Wow. You've never done this for a living, right?
Network failures in such a complex, distributed system cause unexpected problems. 'Router' should be thought of in this scenario as 'data flow device', and of course data is at risk.Transaction rollbacks, session timeouts, more than these cause problems that become data loss events.
Not that SWA is without blame here. At work we had a server failure that impacted thousands of virtual machines. What was a storage failure became a corruption failure, and ultimately we lost most of those VMs. Recovery varied from restore image from backup to, for our team, rebuild from source. Total loss of data of 3 years' data. Rebuild the data for only 9 months due to unforeseen limitations. And silence form the technology team. We had to go to C-level execs to be included in the M&M and analysis, and were asked continually why, since we were just customers. Accountability was not even considered until we demonstrated the ultimate costs for *our* real customers. Even now they keep trying to write it off as unpredictable, and we go back to apparent lack of testing, disaster recovery validation, and the abject failure of a three-letter vendor to recover their flagship system from an error induced by their own software update. After pointing out that the only real penalty for their team is to remove team member, we had to say out loud, in front of execs, "and if we do not, will this happen again?" Of course not, they say. And of course, they could not say that they never lead us to believe that prior to the failure.

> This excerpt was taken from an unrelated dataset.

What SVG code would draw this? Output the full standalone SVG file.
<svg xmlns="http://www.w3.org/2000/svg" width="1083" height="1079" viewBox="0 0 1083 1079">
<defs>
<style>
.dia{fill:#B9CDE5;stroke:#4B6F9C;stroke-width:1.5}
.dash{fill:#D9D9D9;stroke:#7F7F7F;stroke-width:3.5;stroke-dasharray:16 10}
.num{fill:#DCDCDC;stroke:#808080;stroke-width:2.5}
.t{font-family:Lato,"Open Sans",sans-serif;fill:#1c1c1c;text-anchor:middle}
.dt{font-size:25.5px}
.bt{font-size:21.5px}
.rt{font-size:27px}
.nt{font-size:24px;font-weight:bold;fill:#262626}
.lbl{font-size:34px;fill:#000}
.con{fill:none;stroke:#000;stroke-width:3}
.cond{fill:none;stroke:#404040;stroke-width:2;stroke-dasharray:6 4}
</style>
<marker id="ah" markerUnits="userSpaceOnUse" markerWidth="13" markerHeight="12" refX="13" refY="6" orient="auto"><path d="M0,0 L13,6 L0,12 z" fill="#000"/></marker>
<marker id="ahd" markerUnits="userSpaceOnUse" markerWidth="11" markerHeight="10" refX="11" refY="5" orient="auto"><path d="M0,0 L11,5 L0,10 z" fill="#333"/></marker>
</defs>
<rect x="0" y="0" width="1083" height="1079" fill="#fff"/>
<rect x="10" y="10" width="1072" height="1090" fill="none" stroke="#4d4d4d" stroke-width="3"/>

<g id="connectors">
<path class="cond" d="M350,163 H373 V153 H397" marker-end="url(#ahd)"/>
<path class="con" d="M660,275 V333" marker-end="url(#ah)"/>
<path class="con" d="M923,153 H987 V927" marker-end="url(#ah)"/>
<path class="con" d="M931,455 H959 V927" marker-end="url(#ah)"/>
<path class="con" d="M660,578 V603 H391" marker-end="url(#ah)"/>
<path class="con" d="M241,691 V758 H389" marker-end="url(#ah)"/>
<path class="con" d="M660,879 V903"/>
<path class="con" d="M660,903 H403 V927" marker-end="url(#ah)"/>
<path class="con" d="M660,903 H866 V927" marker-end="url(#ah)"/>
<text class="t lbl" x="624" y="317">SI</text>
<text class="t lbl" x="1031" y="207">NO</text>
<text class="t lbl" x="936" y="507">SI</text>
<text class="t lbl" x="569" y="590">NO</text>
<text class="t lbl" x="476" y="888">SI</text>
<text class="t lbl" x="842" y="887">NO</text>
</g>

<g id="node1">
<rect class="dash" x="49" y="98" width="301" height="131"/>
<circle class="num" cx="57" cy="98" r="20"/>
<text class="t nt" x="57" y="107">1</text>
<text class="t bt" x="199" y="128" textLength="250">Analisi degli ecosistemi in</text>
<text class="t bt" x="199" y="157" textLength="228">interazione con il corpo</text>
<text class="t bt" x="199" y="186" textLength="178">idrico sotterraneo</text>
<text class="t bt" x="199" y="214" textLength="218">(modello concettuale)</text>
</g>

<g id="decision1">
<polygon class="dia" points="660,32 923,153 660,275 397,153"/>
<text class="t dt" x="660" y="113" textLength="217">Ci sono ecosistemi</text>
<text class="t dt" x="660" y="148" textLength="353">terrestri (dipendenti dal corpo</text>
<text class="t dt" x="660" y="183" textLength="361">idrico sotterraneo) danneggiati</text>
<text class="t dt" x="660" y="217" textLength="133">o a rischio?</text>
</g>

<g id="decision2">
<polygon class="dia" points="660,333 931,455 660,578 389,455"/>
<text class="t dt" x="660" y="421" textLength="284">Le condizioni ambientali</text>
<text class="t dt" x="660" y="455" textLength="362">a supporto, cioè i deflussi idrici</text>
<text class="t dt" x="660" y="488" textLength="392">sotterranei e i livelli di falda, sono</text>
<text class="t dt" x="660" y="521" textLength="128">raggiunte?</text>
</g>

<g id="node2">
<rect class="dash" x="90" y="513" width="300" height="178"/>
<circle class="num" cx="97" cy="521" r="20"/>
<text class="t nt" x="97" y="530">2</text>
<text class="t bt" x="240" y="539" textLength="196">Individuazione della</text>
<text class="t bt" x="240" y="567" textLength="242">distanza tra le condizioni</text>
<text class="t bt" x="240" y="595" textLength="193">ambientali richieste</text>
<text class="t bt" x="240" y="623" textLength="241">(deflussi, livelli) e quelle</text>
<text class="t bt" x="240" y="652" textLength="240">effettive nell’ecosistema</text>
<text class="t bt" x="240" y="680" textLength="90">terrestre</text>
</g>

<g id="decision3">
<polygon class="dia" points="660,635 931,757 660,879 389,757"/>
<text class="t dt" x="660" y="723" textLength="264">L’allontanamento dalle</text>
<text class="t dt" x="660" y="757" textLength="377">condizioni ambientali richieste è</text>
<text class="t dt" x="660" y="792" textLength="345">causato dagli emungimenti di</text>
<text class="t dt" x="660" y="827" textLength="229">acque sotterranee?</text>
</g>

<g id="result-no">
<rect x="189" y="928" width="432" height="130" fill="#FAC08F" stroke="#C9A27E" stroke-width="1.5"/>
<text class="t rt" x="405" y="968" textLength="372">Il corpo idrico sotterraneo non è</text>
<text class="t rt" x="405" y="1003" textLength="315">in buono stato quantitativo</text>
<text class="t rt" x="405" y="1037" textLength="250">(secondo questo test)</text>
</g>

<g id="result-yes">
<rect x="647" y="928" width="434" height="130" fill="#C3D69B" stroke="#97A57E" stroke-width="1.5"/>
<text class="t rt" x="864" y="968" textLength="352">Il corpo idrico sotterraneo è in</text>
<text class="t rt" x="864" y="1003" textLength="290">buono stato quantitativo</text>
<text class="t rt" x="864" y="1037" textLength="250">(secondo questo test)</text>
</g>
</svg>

To this day, and I will reference this on a call in about 2 hours, when they take up my current top issue, it will be blamed on an unexpected failure. And I'll say 'like $%^&* this spring?'. And every one on the call will remember, and know that I called them out again. And even the C-level is reluctant to actually cost the team anything, since this was a failure of routine maintenance, preferred and strategic vendor failure, recovery and data loss prevention failure, and even a system design deficiency resulting in a significant loss and concurrent brand damage/customer dissatisfaction/recovery cost impacts, or to put it simply, everything failed. No one is willing to acknowledge that all this failed. And they may, unknown to me, be in an investigation that will result in changes, but sadly I doubt it.
SWA will, however, be looking into this, since it is not just lost bookings but huge overtime costs, make up flight costs, penalties, and compensation. My niece was flying then and this turned a 6 hour trip into an 11 hour ordeal with lost baggage and a very unsatisfactory experience at the counters, since after all the systems were down and no info was readily available. We won't know about that. And this is a first for SWA, but Continental failed like this a few years ago, and the USAir merger with an airline to be named later resulted in a huge system merge and a failure similarly. Big systems fail big. It is hard to test recovery when it costs so much to replicate the hardware, and the production system is 24x7x365. Glad I'm not in that business any more, though there is nothing like a realistic DR exercise to sharpen your focus and get the blood flowing, and when it actually works, a huge validation.